One of the men in the group was the ship surgeon. There were two ship nurses as well. They did not know if the other nurses or doctor on staff had been killed or abandoned ship in the lifeboats.
“Do you have anyone else here you know from the ship?” the ship surgeon asked the ship nurses.
They nodded.
“Take them with you and go to the clinic. We’ll need surgical tools, all the basics, okay? Every scalpel, scissor, and forceps we have. Plenty of gloves and antiseptic. We’ll need spinal collars and backboards, bandages, splints, the whole shebang. Suction, oxygen, zappers, all the toys with battery packs. Let’s see. Thrombolytics and morphine.”
He spoke with the casual precision of expertise. The two nurses went back to the clinic, taking with them three other crew: a bartender, a DJ, a waiter.
“Go on, doctor,” the man from the bar-top prodded. “How do we manage this?”

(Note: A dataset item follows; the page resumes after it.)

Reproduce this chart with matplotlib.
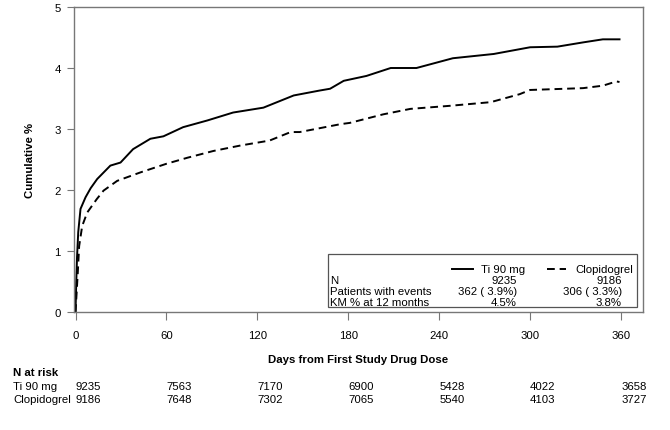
import matplotlib
matplotlib.use('Agg')
import matplotlib.pyplot as plt
from matplotlib.patches import Rectangle

plt.rcParams['font.family'] = ['Liberation Sans', 'DejaVu Sans']
plt.rcParams['font.size'] = 8.2

# KM curves (day, cumulative %)
ti_days = [0, 0.5, 1, 1.8, 3.3, 6.6, 10, 14.3, 23, 29.7, 38, 49.4, 58, 71, 87, 104, 124,
           144, 161, 168, 177, 192, 208, 225, 249, 276, 300, 318, 335, 348, 359]
ti_vals = [0, 0.5, 0.9, 1.31, 1.69, 1.88, 2.03, 2.18, 2.4, 2.45, 2.67, 2.84, 2.88, 3.03, 3.14,
           3.27, 3.35, 3.55, 3.63, 3.66, 3.79, 3.87, 4.0, 4.0, 4.16, 4.23, 4.34, 4.35, 4.42,
           4.47, 4.47]
clop_days = [0, 0.7, 1.5, 2.4, 4.4, 7.7, 14, 18.5, 27.5, 43, 60, 74, 91, 109, 128, 142, 148,
             175, 181, 203, 221, 247, 274, 293, 300, 335, 348, 357, 359]
clop_vals = [0, 0.3, 0.65, 1.08, 1.41, 1.63, 1.85, 1.99, 2.15, 2.29, 2.43, 2.53, 2.64, 2.73,
             2.81, 2.95, 2.95, 3.08, 3.1, 3.24, 3.33, 3.38, 3.44, 3.57, 3.64, 3.67, 3.71,
             3.78, 3.77]

xticks = [0, 60, 120, 180, 240, 300, 360]
yticks = [0, 1, 2, 3, 4, 5]
groups = ['Ti 90 mg', 'Clopidogrel']
n_pat = ['9235', '9186']
events = ['362 ( 3.9%)', '306 ( 3.3%)']
km12 = ['4.5%', '3.8%']
risk_ti = [9235, 7563, 7170, 6900, 5428, 4022, 3658]
risk_clop = [9186, 7648, 7302, 7065, 5540, 4103, 3727]

W, H = 670, 431
fig = plt.figure(figsize=(W / 100, H / 100), dpi=100)
L, R, T, B = 74, 643, 8, 313
ax = fig.add_axes([L / W, 1 - B / H, (R - L) / W, (B - T) / H])

ax.plot(ti_days, ti_vals, color='black', lw=1.4)
ax.plot(clop_days, clop_vals, color='black', lw=1.4, dashes=(4, 2.5))

ax.set_xlim(-1, 374.5)
ax.set_ylim(0, 5)
ax.set_xticks(xticks)
ax.set_yticks(yticks)
ax.set_xticklabels([str(t) for t in xticks])
ax.tick_params(axis='x', length=6, pad=7, color='#777777')
ax.tick_params(axis='y', length=5, pad=4.5, color='#777777')
for s in ax.spines.values():
    s.set_color('#777777')
    s.set_linewidth(1.0)
ax.set_ylabel('Cumulative %', fontweight='bold', labelpad=14)


def axc(px, py):
    return (px - L) / (R - L), (B - py) / (B - T)


# summary box
x0, y0 = axc(328, 308)
x1, y1 = axc(637, 255)
ax.add_patch(Rectangle((x0, y0), x1 - x0, y1 - y0, transform=ax.transAxes,
                       fill=False, edgecolor='#555555', lw=0.9))
rows = [270, 281, 292, 303]
ax.plot(*zip(axc(452, 270), axc(473, 270)), transform=ax.transAxes, color='black', lw=1.4)
ax.plot(*zip(axc(547, 270), axc(566, 270)), transform=ax.transAxes, color='black', lw=1.4,
        dashes=(4, 2.5))
ax.text(*axc(525, rows[0]), groups[0], transform=ax.transAxes, ha='right', va='center')
ax.text(*axc(633, rows[0]), groups[1], transform=ax.transAxes, ha='right', va='center')
labels = ['N', 'Patients with events', 'KM % at 12 months']
for i, (lab, a, b) in enumerate(zip(labels, [n_pat[0], events[0], km12[0]],
                                    [n_pat[1], events[1], km12[1]])):
    ax.text(*axc(330, rows[i + 1]), lab, transform=ax.transAxes, ha='left', va='center')
    ax.text(*axc(517, rows[i + 1]), a, transform=ax.transAxes, ha='right', va='center')
    ax.text(*axc(622, rows[i + 1]), b, transform=ax.transAxes, ha='right', va='center')


def ftext(px, py, s, **kw):
    fig.text(px / W, 1 - py / H, s, va='center', **kw)


ftext((L + R) / 2, 360, 'Days from First Study Drug Dose', ha='center', fontweight='bold')
ftext(13, 373, 'N at risk', ha='left', fontweight='bold')
ftext(13, 387, groups[0], ha='left')
ftext(13, 400, groups[1], ha='left')
for t, a, b in zip(xticks, risk_ti, risk_clop):
    px = ax.transData.transform((t, 0))[0]
    ftext(px, 387, str(a), ha='left')
    ftext(px, 400, str(b), ha='left')

fig.savefig('out.png', dpi=100)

“Okay,” the doctor looked around his makeshift team. “Guys, the first thing you need to know about multiple casualty triage is that the rule changes from Do the best for each patient, to Do the best for the greatest number of patients. Who are the nurses? You five will fan out. We need to triage, like this. Minimal intervention now, just opening airways or controlling external hemorrhages. Nothing else but assessment. All these guys with their hands up, get them to show a number with their fingers. Check the patients out. Salvageable and can’t wait is number one – any massive trauma or loss of blood. Salvageable and can wait is number two, broken arms, non-critical wounds, 1st and 2nd degree burns. Number three is unsalvageable. Who are the paramedics?”
Travis raised his hand, along with two other men.
“Get the number threes morphine, then come help with the ones. When we deal with the ones and twos we’ll see if any threes can be saved. Anyone with serious blood loss… we just don’t have the blood.”
“We can do a donor clinic,” Travis said. “Right here. I did it in Africa. They just use the whole blood.”
“We can’t do blood tests,” the ship surgeon said.